Leaving out the pictures, retype the lines from the beginning of the listing through the line containing "width=2.2, color='#888888', pad=13)".
^^^^
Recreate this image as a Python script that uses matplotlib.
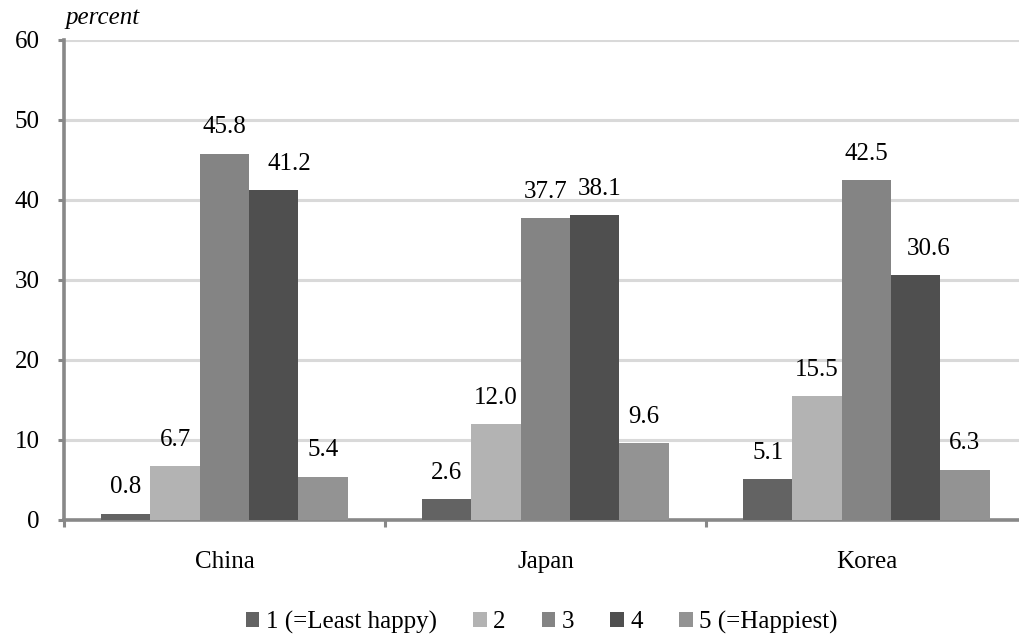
import numpy as np
import matplotlib.pyplot as plt

plt.rcParams['font.family'] = ['Liberation Serif', 'DejaVu Serif']

countries = ['China', 'Japan', 'Korea']
levels = ['1 (=Least happy)', '2', '3', '4', '5 (=Happiest)']
shares = [
    [0.8, 2.6, 5.1],
    [6.7, 12.0, 15.5],
    [45.8, 37.7, 42.5],
    [41.2, 38.1, 30.6],
    [5.4, 9.6, 6.3],
]
colors = ['#636363', '#b3b3b3', '#848484', '#4f4f4f', '#939393']
# sideways nudge (points) for the labels of level 4, so they clear the taller bar
nudge4 = [11.5, 3.5, 9.5]

fig = plt.figure(figsize=(10.2, 6.4), dpi=100)
ax = fig.add_axes([0.0627, 0.1875, 0.944, 0.75])

x = np.arange(len(countries))
w = 0.1536
for i, vals in enumerate(shares):
    pos = x + (i - 2) * w
    bars = ax.bar(pos, vals, width=w, color=colors[i], label=levels[i], zorder=3)
    for j, (b, v) in enumerate(zip(bars, vals)):
        dx = nudge4[j] if i == 3 else 0
        ax.annotate(f'{v:.1f}', (b.get_x() + b.get_width() / 2, v),
                    xytext=(dx, 19), textcoords='offset points',
                    ha='center', va='center', fontsize=18)

ax.set_xlim(-0.5, 2.5)
ax.set_ylim(0, 60)
ax.set_yticks(range(0, 61, 10))
ax.yaxis.grid(True, color='#d9d9d9', linewidth=2.2, zorder=0)
ax.tick_params(axis='y', labelsize=18, length=4.5, width=2.2, color='#888888', pad=13)

ax.set_xticks([-0.5, 0.5, 1.5, 2.5])
ax.set_xticklabels([])
ax.set_xticks(x, minor=True)
ax.set_xticklabels(countries, minor=True)
ax.tick_params(axis='x', which='major', length=5, width=2.2, color='#888888')
ax.tick_params(axis='x', which='minor', length=0, labelsize=18, pad=22)

for s in ['top', 'right']:
    ax.spines[s].set_visible(False)
for s in ['left', 'bottom']:
    ax.spines[s].set_color('#888888')
    ax.spines[s].set_linewidth(2.6)

fig.text(0.064, 0.972, 'percent', fontsize=18, style='italic', ha='left', va='center')

fig.legend(loc='center', bbox_to_anchor=(0.531, 0.028), ncol=5, frameon=False,
           fontsize=18, handlelength=0.55, handleheight=0.55, handletextpad=0.25,
           columnspacing=1.45)

fig.savefig('out.png', dpi=100)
^^^^
**EXERCISE RESULT:**
Recreate this image as a Python script that uses matplotlib.
import numpy as np
import matplotlib.pyplot as plt

plt.rcParams['font.family'] = ['Liberation Serif', 'DejaVu Serif']

countries = ['China', 'Japan', 'Korea']
levels = ['1 (=Least happy)', '2', '3', '4', '5 (=Happiest)']
shares = [
    [0.8, 2.6, 5.1],
    [6.7, 12.0, 15.5],
    [45.8, 37.7, 42.5],
    [41.2, 38.1, 30.6],
    [5.4, 9.6, 6.3],
]
colors = ['#636363', '#b3b3b3', '#848484', '#4f4f4f', '#939393']
# sideways nudge (points) for the labels of level 4, so they clear the taller bar
nudge4 = [11.5, 3.5, 9.5]

fig = plt.figure(figsize=(10.2, 6.4), dpi=100)
ax = fig.add_axes([0.0627, 0.1875, 0.944, 0.75])

x = np.arange(len(countries))
w = 0.1536
for i, vals in enumerate(shares):
    pos = x + (i - 2) * w
    bars = ax.bar(pos, vals, width=w, color=colors[i], label=levels[i], zorder=3)
    for j, (b, v) in enumerate(zip(bars, vals)):
        dx = nudge4[j] if i == 3 else 0
        ax.annotate(f'{v:.1f}', (b.get_x() + b.get_width() / 2, v),
                    xytext=(dx, 19), textcoords='offset points',
                    ha='center', va='center', fontsize=18)

ax.set_xlim(-0.5, 2.5)
ax.set_ylim(0, 60)
ax.set_yticks(range(0, 61, 10))
ax.yaxis.grid(True, color='#d9d9d9', linewidth=2.2, zorder=0)
ax.tick_params(axis='y', labelsize=18, length=4.5, width=2.2, color='#888888', pad=13)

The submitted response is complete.